— Start of Collected material —

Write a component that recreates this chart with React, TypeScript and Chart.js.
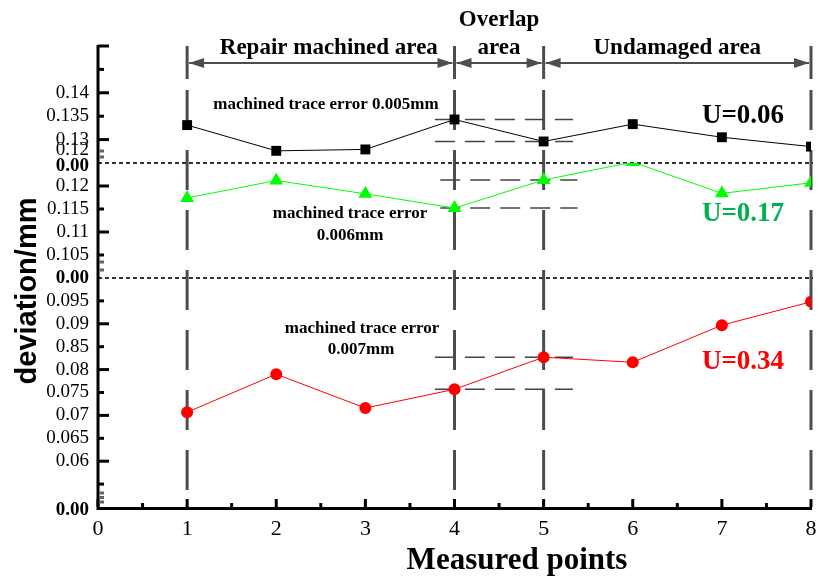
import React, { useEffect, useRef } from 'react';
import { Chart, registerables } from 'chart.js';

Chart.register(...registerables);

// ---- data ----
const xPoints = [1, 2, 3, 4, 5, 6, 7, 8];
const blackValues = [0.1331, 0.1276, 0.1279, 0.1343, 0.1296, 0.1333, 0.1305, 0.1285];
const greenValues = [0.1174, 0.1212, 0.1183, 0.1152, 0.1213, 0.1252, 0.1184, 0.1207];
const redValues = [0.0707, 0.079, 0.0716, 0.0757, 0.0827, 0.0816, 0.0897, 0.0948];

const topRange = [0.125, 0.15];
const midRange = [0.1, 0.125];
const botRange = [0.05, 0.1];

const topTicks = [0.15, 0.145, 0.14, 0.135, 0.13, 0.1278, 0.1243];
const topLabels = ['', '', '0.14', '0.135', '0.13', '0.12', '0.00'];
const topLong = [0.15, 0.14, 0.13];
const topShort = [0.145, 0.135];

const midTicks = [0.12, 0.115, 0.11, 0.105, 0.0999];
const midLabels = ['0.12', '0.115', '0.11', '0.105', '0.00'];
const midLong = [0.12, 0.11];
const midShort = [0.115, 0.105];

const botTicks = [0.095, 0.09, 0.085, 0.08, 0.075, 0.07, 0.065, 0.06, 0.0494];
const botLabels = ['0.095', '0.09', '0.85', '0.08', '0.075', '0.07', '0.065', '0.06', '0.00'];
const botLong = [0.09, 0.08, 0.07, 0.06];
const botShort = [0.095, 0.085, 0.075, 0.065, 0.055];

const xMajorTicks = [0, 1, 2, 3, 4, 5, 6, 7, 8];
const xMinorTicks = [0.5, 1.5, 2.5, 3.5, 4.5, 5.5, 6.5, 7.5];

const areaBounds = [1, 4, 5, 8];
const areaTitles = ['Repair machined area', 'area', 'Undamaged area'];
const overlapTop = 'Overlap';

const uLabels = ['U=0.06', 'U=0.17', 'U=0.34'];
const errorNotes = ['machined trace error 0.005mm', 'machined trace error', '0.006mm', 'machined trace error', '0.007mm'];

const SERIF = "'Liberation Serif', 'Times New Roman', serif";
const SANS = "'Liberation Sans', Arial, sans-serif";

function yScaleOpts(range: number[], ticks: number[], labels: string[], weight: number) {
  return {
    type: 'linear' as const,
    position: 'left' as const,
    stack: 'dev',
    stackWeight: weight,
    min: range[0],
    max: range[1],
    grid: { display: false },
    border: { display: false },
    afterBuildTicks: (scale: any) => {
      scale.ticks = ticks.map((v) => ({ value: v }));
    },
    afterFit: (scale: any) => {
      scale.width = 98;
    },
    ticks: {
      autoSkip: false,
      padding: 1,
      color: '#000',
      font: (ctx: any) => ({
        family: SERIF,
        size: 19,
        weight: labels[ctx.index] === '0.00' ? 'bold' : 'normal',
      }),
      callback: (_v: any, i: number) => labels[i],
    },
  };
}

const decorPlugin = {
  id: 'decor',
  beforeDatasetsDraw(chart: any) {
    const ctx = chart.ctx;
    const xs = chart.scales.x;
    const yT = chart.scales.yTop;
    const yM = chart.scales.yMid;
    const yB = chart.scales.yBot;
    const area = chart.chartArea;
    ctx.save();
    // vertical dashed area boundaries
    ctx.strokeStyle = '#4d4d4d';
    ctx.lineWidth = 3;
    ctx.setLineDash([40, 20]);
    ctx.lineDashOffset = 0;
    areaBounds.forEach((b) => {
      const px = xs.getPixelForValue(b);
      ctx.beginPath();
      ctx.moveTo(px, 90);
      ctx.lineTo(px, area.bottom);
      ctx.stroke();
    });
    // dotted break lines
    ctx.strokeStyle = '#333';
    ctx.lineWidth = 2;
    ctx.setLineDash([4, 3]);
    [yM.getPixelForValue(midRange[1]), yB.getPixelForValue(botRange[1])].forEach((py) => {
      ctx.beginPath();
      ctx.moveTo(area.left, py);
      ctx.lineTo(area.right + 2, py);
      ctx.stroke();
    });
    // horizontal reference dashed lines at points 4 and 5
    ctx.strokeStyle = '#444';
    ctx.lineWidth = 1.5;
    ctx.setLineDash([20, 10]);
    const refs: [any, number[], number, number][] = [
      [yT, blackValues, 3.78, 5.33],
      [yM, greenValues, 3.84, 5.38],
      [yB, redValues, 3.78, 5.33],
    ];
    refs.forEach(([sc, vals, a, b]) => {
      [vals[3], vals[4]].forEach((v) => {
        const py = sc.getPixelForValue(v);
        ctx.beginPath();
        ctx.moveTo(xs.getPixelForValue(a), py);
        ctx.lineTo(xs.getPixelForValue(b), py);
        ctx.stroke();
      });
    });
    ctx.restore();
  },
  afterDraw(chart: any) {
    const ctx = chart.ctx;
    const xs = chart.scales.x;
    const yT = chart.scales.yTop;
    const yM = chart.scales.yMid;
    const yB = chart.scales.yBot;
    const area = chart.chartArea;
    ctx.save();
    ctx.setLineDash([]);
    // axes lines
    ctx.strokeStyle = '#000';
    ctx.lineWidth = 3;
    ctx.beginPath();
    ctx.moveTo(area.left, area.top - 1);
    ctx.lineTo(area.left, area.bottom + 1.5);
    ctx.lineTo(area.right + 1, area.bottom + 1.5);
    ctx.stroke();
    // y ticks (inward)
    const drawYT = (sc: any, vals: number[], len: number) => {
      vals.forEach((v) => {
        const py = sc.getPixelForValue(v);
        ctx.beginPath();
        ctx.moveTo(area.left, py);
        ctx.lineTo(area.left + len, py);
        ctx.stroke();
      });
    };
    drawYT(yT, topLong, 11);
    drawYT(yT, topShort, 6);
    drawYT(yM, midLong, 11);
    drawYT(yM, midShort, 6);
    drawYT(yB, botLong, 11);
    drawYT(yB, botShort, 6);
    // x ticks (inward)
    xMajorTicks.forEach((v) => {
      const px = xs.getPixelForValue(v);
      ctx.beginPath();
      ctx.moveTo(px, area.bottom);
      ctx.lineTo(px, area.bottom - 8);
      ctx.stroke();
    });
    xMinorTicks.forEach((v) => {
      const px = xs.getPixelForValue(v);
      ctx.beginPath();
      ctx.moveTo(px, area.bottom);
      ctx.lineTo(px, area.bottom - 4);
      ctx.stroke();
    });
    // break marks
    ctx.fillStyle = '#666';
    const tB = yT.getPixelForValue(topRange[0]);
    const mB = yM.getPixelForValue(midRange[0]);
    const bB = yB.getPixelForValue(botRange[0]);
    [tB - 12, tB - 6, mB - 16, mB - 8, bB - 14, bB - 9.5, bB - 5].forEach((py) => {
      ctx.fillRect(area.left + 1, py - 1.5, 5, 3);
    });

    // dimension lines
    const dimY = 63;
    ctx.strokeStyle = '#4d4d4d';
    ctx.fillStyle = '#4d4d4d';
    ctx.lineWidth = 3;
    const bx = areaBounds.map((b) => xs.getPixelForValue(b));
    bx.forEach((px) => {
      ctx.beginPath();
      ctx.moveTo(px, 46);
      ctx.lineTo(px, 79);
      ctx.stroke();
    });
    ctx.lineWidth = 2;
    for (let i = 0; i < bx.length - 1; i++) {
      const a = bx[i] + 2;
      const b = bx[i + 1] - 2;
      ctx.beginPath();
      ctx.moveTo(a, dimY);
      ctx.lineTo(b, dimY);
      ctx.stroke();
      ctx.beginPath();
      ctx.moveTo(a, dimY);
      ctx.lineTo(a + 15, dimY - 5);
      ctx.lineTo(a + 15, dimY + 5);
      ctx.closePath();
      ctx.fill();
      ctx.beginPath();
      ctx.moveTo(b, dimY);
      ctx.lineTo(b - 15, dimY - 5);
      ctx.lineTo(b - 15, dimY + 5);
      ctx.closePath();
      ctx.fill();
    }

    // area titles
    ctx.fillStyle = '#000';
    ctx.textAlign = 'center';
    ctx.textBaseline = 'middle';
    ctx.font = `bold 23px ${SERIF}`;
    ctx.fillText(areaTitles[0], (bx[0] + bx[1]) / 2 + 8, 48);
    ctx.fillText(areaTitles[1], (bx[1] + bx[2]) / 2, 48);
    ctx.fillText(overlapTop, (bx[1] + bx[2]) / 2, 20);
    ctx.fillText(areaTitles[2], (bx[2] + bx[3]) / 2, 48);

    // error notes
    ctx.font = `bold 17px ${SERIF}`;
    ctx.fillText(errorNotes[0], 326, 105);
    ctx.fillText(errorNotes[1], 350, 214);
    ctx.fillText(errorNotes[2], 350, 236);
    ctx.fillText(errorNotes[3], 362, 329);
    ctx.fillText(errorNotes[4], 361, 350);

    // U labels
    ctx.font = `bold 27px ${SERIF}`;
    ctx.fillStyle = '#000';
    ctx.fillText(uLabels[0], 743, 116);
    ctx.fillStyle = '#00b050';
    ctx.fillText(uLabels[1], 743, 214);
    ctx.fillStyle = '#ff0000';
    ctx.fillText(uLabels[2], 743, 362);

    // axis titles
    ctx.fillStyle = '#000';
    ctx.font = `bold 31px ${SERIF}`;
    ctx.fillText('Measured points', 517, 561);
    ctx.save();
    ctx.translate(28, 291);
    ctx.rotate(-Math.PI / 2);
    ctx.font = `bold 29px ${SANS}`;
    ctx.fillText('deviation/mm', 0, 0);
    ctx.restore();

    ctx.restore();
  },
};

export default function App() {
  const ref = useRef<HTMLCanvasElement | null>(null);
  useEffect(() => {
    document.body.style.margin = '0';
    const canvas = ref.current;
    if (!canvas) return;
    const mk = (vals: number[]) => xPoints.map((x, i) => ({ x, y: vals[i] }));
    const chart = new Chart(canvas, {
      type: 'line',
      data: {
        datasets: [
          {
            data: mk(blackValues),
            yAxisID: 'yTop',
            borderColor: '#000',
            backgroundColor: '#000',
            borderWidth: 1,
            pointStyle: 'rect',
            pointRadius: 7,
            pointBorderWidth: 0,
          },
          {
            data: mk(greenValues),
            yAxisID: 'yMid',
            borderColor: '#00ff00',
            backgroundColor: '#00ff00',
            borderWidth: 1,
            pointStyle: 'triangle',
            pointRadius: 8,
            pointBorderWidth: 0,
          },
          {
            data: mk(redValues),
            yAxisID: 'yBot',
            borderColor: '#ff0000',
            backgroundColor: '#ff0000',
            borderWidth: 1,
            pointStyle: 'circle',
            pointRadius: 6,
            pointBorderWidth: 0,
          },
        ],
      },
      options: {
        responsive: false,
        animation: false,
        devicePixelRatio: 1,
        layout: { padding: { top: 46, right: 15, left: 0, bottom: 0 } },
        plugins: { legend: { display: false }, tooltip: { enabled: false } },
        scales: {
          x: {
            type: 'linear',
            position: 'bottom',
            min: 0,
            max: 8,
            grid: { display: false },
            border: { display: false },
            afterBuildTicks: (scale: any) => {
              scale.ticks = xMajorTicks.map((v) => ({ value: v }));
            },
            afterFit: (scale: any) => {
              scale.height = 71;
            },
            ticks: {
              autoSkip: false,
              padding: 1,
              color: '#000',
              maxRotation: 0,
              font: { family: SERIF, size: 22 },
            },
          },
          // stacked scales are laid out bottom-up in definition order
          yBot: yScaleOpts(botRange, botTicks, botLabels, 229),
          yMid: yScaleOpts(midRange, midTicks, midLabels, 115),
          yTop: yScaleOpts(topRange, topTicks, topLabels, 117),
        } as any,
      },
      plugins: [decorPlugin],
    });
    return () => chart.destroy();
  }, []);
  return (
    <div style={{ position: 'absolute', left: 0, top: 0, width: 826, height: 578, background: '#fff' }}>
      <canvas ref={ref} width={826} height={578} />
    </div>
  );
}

— End of Collected material —

* Instructions to follow:
Leave out the pictures. Transcribe only the lines above, from the first through the one that contains "const topShort = [0.145, 0.135];".

* Task response:
Write a component that recreates this chart with React, TypeScript and Chart.js.
import React, { useEffect, useRef } from 'react';
import { Chart, registerables } from 'chart.js';

Chart.register(...registerables);

// ---- data ----
const xPoints = [1, 2, 3, 4, 5, 6, 7, 8];
const blackValues = [0.1331, 0.1276, 0.1279, 0.1343, 0.1296, 0.1333, 0.1305, 0.1285];
const greenValues = [0.1174, 0.1212, 0.1183, 0.1152, 0.1213, 0.1252, 0.1184, 0.1207];
const redValues = [0.0707, 0.079, 0.0716, 0.0757, 0.0827, 0.0816, 0.0897, 0.0948];

const topRange = [0.125, 0.15];
const midRange = [0.1, 0.125];
const botRange = [0.05, 0.1];

const topTicks = [0.15, 0.145, 0.14, 0.135, 0.13, 0.1278, 0.1243];
const topLabels = ['', '', '0.14', '0.135', '0.13', '0.12', '0.00'];
const topLong = [0.15, 0.14, 0.13];
const topShort = [0.145, 0.135];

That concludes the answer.